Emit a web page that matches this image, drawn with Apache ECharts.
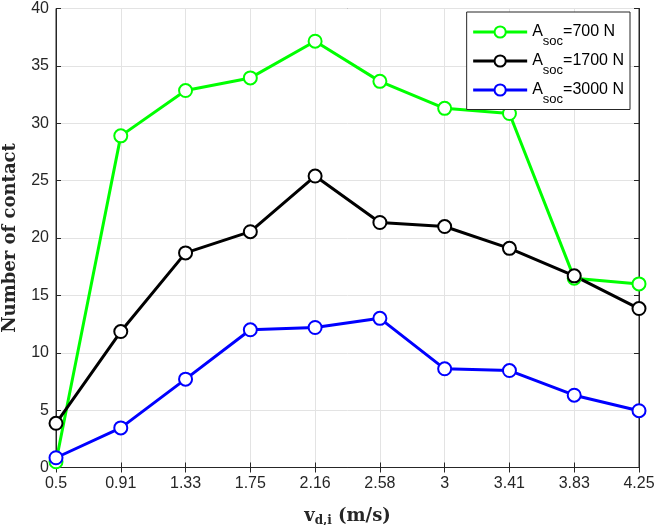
<!DOCTYPE html>
<html>
<head>
<meta charset="utf-8">
<script src="https://cdn.jsdelivr.net/npm/echarts@6/dist/echarts.min.js"></script>
<style>html,body{margin:0;padding:0;background:#fff}#c{width:658px;height:525px}</style>
</head>
<body>
<div id="c"></div>
<script>
var categories = ['0.5','0.91','1.33','1.75','2.16','2.58','3','3.41','3.83','4.25'];
var seriesNames = ['{m|A}{sub|soc}{m|=700 N}','{m|A}{sub|soc}{m|=1700 N}','{m|A}{sub|soc}{m|=3000 N}'];
var s700  = [0.5, 28.9, 32.85, 33.95, 37.15, 33.65, 31.3, 30.85, 16.5, 16.0];
var s1700 = [3.85, 11.85, 18.7, 20.55, 25.4, 21.35, 21.0, 19.1, 16.7, 13.85];
var s3000 = [0.85, 3.45, 7.7, 12.0, 12.2, 13.0, 8.6, 8.45, 6.3, 4.95];
var yTicks = [0, 5, 10, 15, 20, 25, 30, 35, 40];
var colors = ['#00ff00', '#000000', '#0000ff'];

var chart = echarts.init(document.getElementById('c'), null, {renderer: 'canvas'});
var tickFont = {fontFamily: 'Liberation Sans, Arial, sans-serif', fontSize: 16, color: '#262626'};
function mk(name, data, color) {
  return {
    name: name, type: 'line', data: data,
    symbol: 'emptyCircle', symbolSize: 13,
    lineStyle: {color: color, width: 3},
    itemStyle: {color: color, borderColor: color, borderWidth: 3},
    emphasis: {disabled: true},
    z: 3
  };
}
chart.setOption({
  animation: false,
  grid: {left: 56, right: 19, top: 8.5, bottom: 57.5, containLabel: false, outerBoundsMode: 'none',
    show: true, borderColor: '#262626', borderWidth: 1, backgroundColor: 'transparent'},
  legend: {
    right: 28, top: 12,
    orient: 'vertical',
    backgroundColor: '#fff',
    borderColor: '#262626', borderWidth: 1,
    padding: [12, 6, 4, 5],
    itemWidth: 54, itemHeight: 14, itemGap: 5.5,
    lineStyle: {width: 3},
    itemStyle: {borderWidth: 3},
    data: seriesNames,
    textStyle: {
      color: '#000',
      rich: {
        m: {fontFamily: 'Liberation Sans, Arial, sans-serif', fontSize: 16, color: '#000'},
        sub: {fontFamily: 'Liberation Sans, Arial, sans-serif', fontSize: 13, color: '#000', padding: [18, 0, 0, 0]}
      }
    }
  },
  xAxis: [{
    type: 'category', data: categories, boundaryGap: false,
    name: 'v{sub|d,i} (m/s)', nameLocation: 'middle', nameGap: 38,
    nameTextStyle: {fontFamily: 'DejaVu Serif, serif', fontWeight: 'bold', fontSize: 18, color: '#262626',
      rich: {sub: {fontFamily: 'DejaVu Serif, serif', fontWeight: 'bold', fontSize: 12, color: '#262626', padding: [9, 0, 0, 0]}}},
    axisLine: {show: true, lineStyle: {color: '#262626'}},
    axisTick: {show: true, inside: true, length: 5, alignWithLabel: true, lineStyle: {color: '#262626'}},
    axisLabel: Object.assign({margin: 8}, tickFont),
    splitLine: {show: true, lineStyle: {color: '#e3e3e3', width: 1}}
  }, {
    type: 'category', data: categories, boundaryGap: false, position: 'top',
    axisLine: {show: true, lineStyle: {color: '#262626'}},
    axisTick: {show: true, inside: true, length: 5, lineStyle: {color: '#262626'}},
    axisLabel: {show: false}, splitLine: {show: false}
  }],
  yAxis: [{
    type: 'value', min: 0, max: 40, interval: 5,
    name: 'Number of contact', nameLocation: 'middle', nameGap: 37,
    nameTextStyle: {fontFamily: 'DejaVu Serif, serif', fontWeight: 'bold', fontSize: 18, color: '#262626'},
    axisLine: {show: true, lineStyle: {color: '#262626'}},
    axisTick: {show: true, inside: true, length: 5, lineStyle: {color: '#262626'}},
    axisLabel: Object.assign({margin: 7, formatter: function (v) { return yTicks.indexOf(v) >= 0 ? String(v) : ''; }}, tickFont),
    splitLine: {show: true, lineStyle: {color: '#e3e3e3', width: 1}}
  }, {
    type: 'value', min: 0, max: 40, interval: 5, position: 'right',
    axisLine: {show: true, lineStyle: {color: '#262626'}},
    axisTick: {show: true, inside: true, length: 5, lineStyle: {color: '#262626'}},
    axisLabel: {show: false}, splitLine: {show: false}
  }],
  series: [mk(seriesNames[0], s700, colors[0]), mk(seriesNames[1], s1700, colors[1]), mk(seriesNames[2], s3000, colors[2])]
});
</script>
</body>
</html>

Requirement → Write out the lines from the start of the material to the line with "var colors = ['#00ff00', '#000000', '#0000ff'];", inclusive and exactly. Skip the pictures.

Result for this task →
Emit a web page that matches this image, drawn with Apache ECharts.
<!DOCTYPE html>
<html>
<head>
<meta charset="utf-8">
<script src="https://cdn.jsdelivr.net/npm/echarts@6/dist/echarts.min.js"></script>
<style>html,body{margin:0;padding:0;background:#fff}#c{width:658px;height:525px}</style>
</head>
<body>
<div id="c"></div>
<script>
var categories = ['0.5','0.91','1.33','1.75','2.16','2.58','3','3.41','3.83','4.25'];
var seriesNames = ['{m|A}{sub|soc}{m|=700 N}','{m|A}{sub|soc}{m|=1700 N}','{m|A}{sub|soc}{m|=3000 N}'];
var s700  = [0.5, 28.9, 32.85, 33.95, 37.15, 33.65, 31.3, 30.85, 16.5, 16.0];
var s1700 = [3.85, 11.85, 18.7, 20.55, 25.4, 21.35, 21.0, 19.1, 16.7, 13.85];
var s3000 = [0.85, 3.45, 7.7, 12.0, 12.2, 13.0, 8.6, 8.45, 6.3, 4.95];
var yTicks = [0, 5, 10, 15, 20, 25, 30, 35, 40];
var colors = ['#00ff00', '#000000', '#0000ff'];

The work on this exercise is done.